French painter, novelist and art critic (born 1956)

Pierre Lamalattie (born 1956 in Paris) is a French painter, novelist and art critic. He lives and works in Paris.

== Early life ==

Although he learnt painting from his grandmother Marguerite Juille and the artist Léo Lotz, he studied science. In 1975, he entered the Institut national agronomique Paris Grignon. He painted there regularly and created with some friends the review Karamazov in 1977. He graduated in 1980 with two specialities: political economy and ecology.

== Career ==

After one year in Algeria as a teacher, he began an engineering career at the Ministry of Agriculture, where he was in charge of an economic review. He became a mediator in industrial restructuring before teaching human resources and social issues at the Institut National Agronomique Paris-Grignon and at the Mines ParisTech.

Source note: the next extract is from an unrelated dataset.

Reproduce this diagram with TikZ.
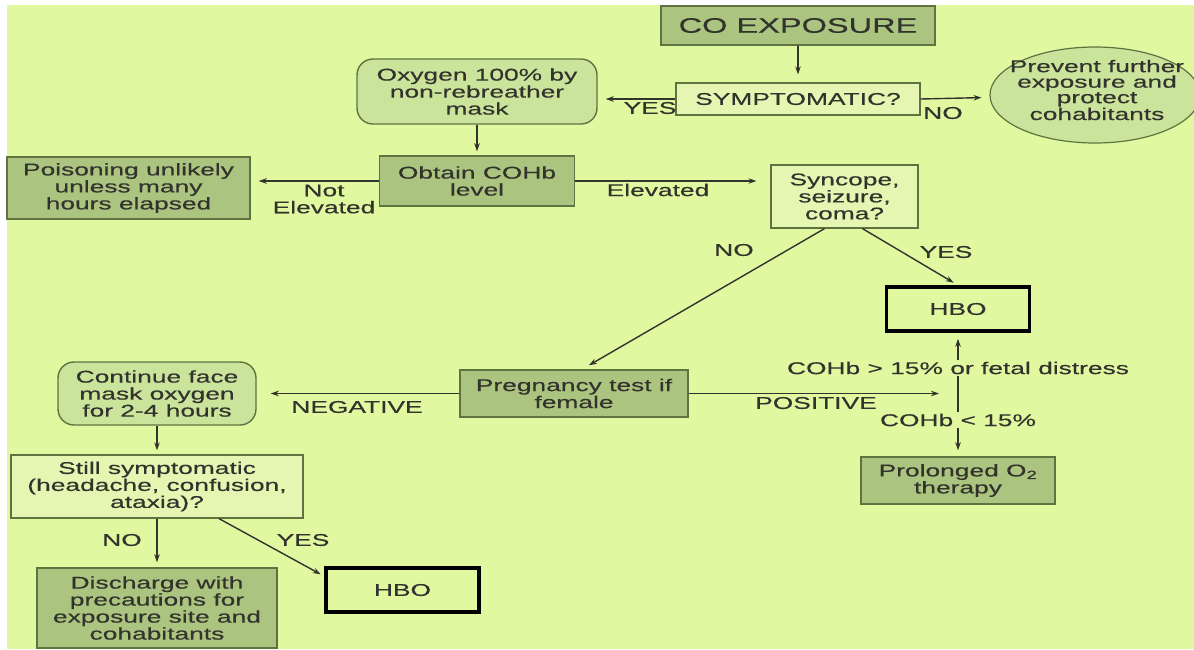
\documentclass[tikz,border=0pt]{standalone}
\usepackage{fontspec}
\setmainfont[FakeStretch=1.55,FakeBold=0.4]{Liberation Sans}
\usetikzlibrary{shapes.geometric,arrows.meta}
\definecolor{bggreen}{HTML}{E0F8A0}
\definecolor{darkbox}{HTML}{ABC47F}
\definecolor{midbox}{HTML}{CBE49C}
\definecolor{lightbox}{HTML}{E4F6B2}
\definecolor{edge}{HTML}{5F7340}
\definecolor{ink}{HTML}{33332D}

\begin{document}
\begin{tikzpicture}[x=1pt,y=-1pt,
    every node/.style={text=ink, font=\fontsize{17}{17}\selectfont, inner sep=2pt},
    dbox/.style={draw=edge, line width=1.4pt, fill=darkbox, align=center},
    lbox/.style={draw=edge, line width=1.2pt, fill=lightbox, align=center},
    rbox/.style={draw=edge, line width=1.4pt, fill=midbox, rounded corners=16pt, align=center},
    hbo/.style={draw=black, line width=3.5pt, fill=bggreen, minimum height=44pt},
    arr/.style={draw=ink, line width=1.4pt, -{Stealth[length=8pt,width=5.5pt]}, shorten >=8pt}]
\fill[white] (0,0) rectangle (1194,649);
\fill[bggreen] (7,5) rectangle (1194,649);
\useasboundingbox (0,0) rectangle (1194,649);

% boxes
\node[dbox, minimum width=274pt, minimum height=39pt, font=\fontsize{21}{22}\selectfont] (co) at (798,25.5) {CO EXPOSURE};
\node[lbox, minimum width=244pt, minimum height=32pt] (symp) at (798,99) {SYMPTOMATIC?};
\node[rbox, minimum width=240pt, minimum height=65pt] (oxy) at (477,91.5) {Oxygen 100\% by\\non-rebreather\\mask};
\node[ellipse, draw=edge, line width=1.2pt, fill=midbox, minimum width=210pt, minimum height=96pt] (prev) at (1095,95) {};
\node[align=center, font=\fontsize{17}{15.5}\selectfont] (prevtxt) at (1097,90) {Prevent further\\exposure and\\protect\\cohabitants};
\node[dbox, minimum width=195pt, minimum height=50pt] (obtain) at (477,181) {Obtain COHb\\level};
\node[dbox, minimum width=243pt, minimum height=62pt] (poison) at (128.5,188) {Poisoning unlikely\\unless many\\hours elapsed};
\node[lbox, minimum width=147pt, minimum height=63pt] (sync) at (844.5,196.5) {Syncope,\\seizure,\\coma?};
\node[hbo, minimum width=143pt] (hboa) at (958,309) {HBO};
\node[dbox, minimum width=228pt, minimum height=47pt] (preg) at (574,393.5) {Pregnancy test if\\female};
\node[rbox, minimum width=198pt, minimum height=63pt] (cont) at (157,393.5) {Continue face\\mask oxygen\\for 2-4 hours};
\node[lbox, minimum width=292pt, minimum height=63pt] (still) at (157,486.5) {Still symptomatic\\(headache, confusion,\\ataxia)?};
\node[dbox, minimum width=194pt, minimum height=47pt] (prol) at (958,480.5) {Prolonged O\textsubscript{2}\\therapy};
\node[hbo, minimum width=153pt] (hbob) at (402.5,590) {HBO};
\node[dbox, minimum width=240pt, minimum height=80pt] (disch) at (157,608) {Discharge with\\precautions for\\exposure site and\\cohabitants};

% labels
\node (yesa) at (650,108) {YES};
\node (noa) at (943,113) {NO};
\node[align=center] (notel) at (324,199) {Not\\Elevated};
\node (elev) at (658,190) {Elevated};
\node (nob) at (734,250) {NO};
\node (yesb) at (946,252) {YES};
\node (neg) at (357,407) {NEGATIVE};
\node (posi) at (816,403) {POSITIVE};
\node (gt) at (958,368) {COHb > 15\% or fetal distress};
\node (lt) at (958,420) {COHb < 15\%};
\node (noc) at (122,540) {NO};
\node (yesc) at (303,540) {YES};
\coordinate (posend) at (939,393.5);

% connectors
\draw[arr] (co) -- (symp);
\draw[arr] (symp.west) -- (symp.west -| oxy.east);
\draw[arr] (symp.east) -- (prev);
\draw[arr, shorten >=4pt] (oxy) -- (obtain);
\draw[arr] (obtain.west) -- (obtain.west -| poison.east);
\draw[arr, shorten >=14pt] (obtain.east) -- (obtain.east -| sync.west);
\draw[arr] ([xshift=-20pt]sync.south) -- ([xshift=8pt]preg.north);
\draw[arr, shorten >=5pt] ([xshift=18pt]sync.south) -- (hboa.north);
\draw[arr, shorten >=14pt] (preg.west) -- (preg.west -| cont.east);
\draw[arr, shorten >=0pt] (preg.east) -- (posend);
\draw[arr, shorten >=6pt] (gt) -- (hboa);
\draw[draw=ink, line width=1.4pt] (gt) -- (lt);
\draw[arr, shorten >=6pt] (lt) -- (prol);
\draw[arr, shorten >=4pt] (cont) -- (still);
\draw[arr, shorten >=5pt] (still) -- (disch);
\draw[arr, shorten >=4pt] ([xshift=62pt]still.south) -- ([yshift=-10pt]hbob.north west);
\end{tikzpicture}
\end{document}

In 1995, he began moving from engineering to painting and began to exhibit one year later. He focused on daily life of contemporaneous men and women (vicissitudes of sexuality, couples in crisis) and particularly, life at work. He is interested in the world of executives and in the weight of managerial speeches. In 2008, he began a series of imaginary portraits, dubbed “curriculum vitae”, mixing painting and inscriptions gthat point out a singularity or sum up a life in a few words.

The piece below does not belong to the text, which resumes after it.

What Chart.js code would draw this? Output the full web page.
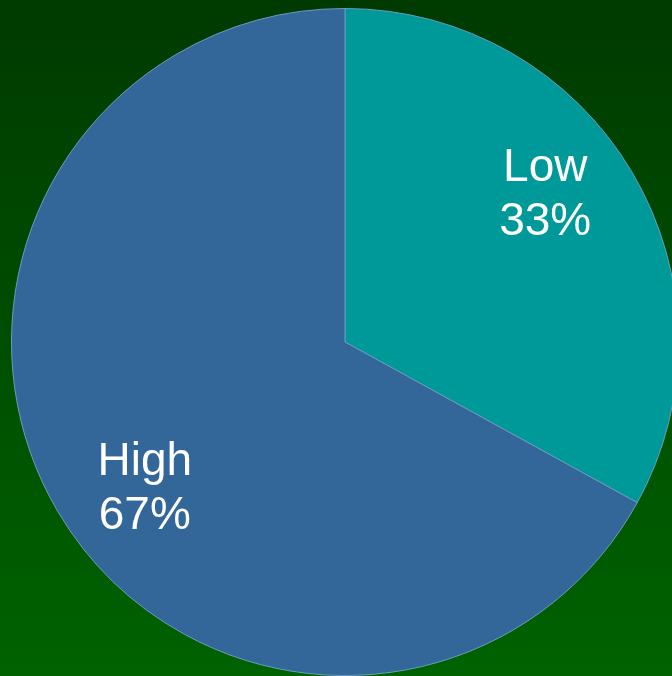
<!DOCTYPE html>
<html>
<head>
<meta charset="utf-8">
<script src="https://cdn.jsdelivr.net/npm/chart.js@4/dist/chart.umd.min.js"></script>
<style>
  html, body { margin: 0; padding: 0; }
  body {
    width: 672px; height: 676px; overflow: hidden;
    background: linear-gradient(to bottom, #003a00 0%, #004c00 45%, #006200 100%);
  }
  #wrap { position: absolute; left: 0; top: 0; width: 690px; height: 684px; }
</style>
</head>
<body>
<div id="wrap"><canvas id="c" width="690" height="684"></canvas></div>
<script>
const categories = ["Low", "High"];
const values = [33, 67];
const percentLabels = ["33%", "67%"];
const colors = ["#009999", "#336699"];

const labelPlugin = {
  id: 'sliceLabels',
  afterDatasetsDraw(chart) {
    const ctx = chart.ctx;
    const meta = chart.getDatasetMeta(0);
    ctx.save();
    ctx.fillStyle = '#ffffff';
    ctx.font = '46px "Liberation Sans", Arial, sans-serif';
    ctx.textAlign = 'center';
    ctx.textBaseline = 'middle';
    meta.data.forEach((arc, i) => {
      const p = arc.getProps(['x', 'y', 'startAngle', 'endAngle', 'outerRadius'], true);
      const mid = (p.startAngle + p.endAngle) / 2 - 5.7 * Math.PI / 180;
      const r = p.outerRadius * 0.745;
      const cx = p.x + Math.cos(mid) * r;
      const cy = p.y + Math.sin(mid) * r;
      ctx.fillText(categories[i], cx, cy - 27);
      ctx.fillText(percentLabels[i], cx, cy + 27);
    });
    ctx.restore();
  }
};

new Chart(document.getElementById('c'), {
  type: 'pie',
  data: {
    labels: categories,
    datasets: [{
      data: values,
      backgroundColor: colors,
      borderColor: '#6a9cbf',
      borderWidth: 1
    }]
  },
  options: {
    responsive: false,
    animation: false,
    layout: { padding: 8 },
    plugins: { legend: { display: false }, tooltip: { enabled: false } }
  },
  plugins: [labelPlugin]
});
</script>
</body>
</html>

He wrote his first novel in 2011, 121 curriculum vitae pour un tombeau, winning a prize at the Festival of The First Novel in Laval, and two years later, Précipitation en milieu acide. His literary texts are a continuation of his reflections about alienation at work.

Lamalattie contributes to magazines (Artension, Causeur, Écritique, etc.). His articles deal with periods of art history such as Caravaggisti and Academic art and art criticism.

== Solo exhibitions (selection) ==
- 1996: Galerie Sylvie Guimiot, Paris
- 1997: Galerie Elian Lizart, Brussxels
- 1999: Galerie de Passy, Paris
- 2003: Centre culturel St-Honoré, Paris
- 2004: Siège de la Société Générale, Paris
- 2006: Galerie Serpentine, Paris
- 2007: Galerie Jamault, Paris. Galerie Art actuel, Paris
- 2008: Socles et cimaises, Nancy
- 2009: Chapelle Saint-Libéral, Brive
- 2011: Peindre des vies toutes entières, galerie Alain Blondel, Paris
- 2014: Galerie Alain Blondel, Paris

== Collective exhibitions ==

- 1997, 1998: May Salon, Paris
- 2005, 2008 and 2009: Nude Art, Paris
- 2007, 2008 and 2009: MAC 2000, Paris
- 2009 : Artscènes / Galerie FHM, Boulogne
- 2010: Copart, Révigny-sur-Ornain
- 2016 : « Still life – Style of life », Jean-Marie Oger, Paris

== See also ==

=== Bibliography ===
- 121 curriculum vitae peints par Pierre Lamalattie, preface by Françoise Monnin, Martin Media, 2010.
- Portraits, L'Éditeur, 2011

=== Novels ===
- 121 curriculum vitae pour un tombeau, L’éditeur, Paris, 2011.
- Précipitation en milieu acide, L’éditeur, Paris, 2013.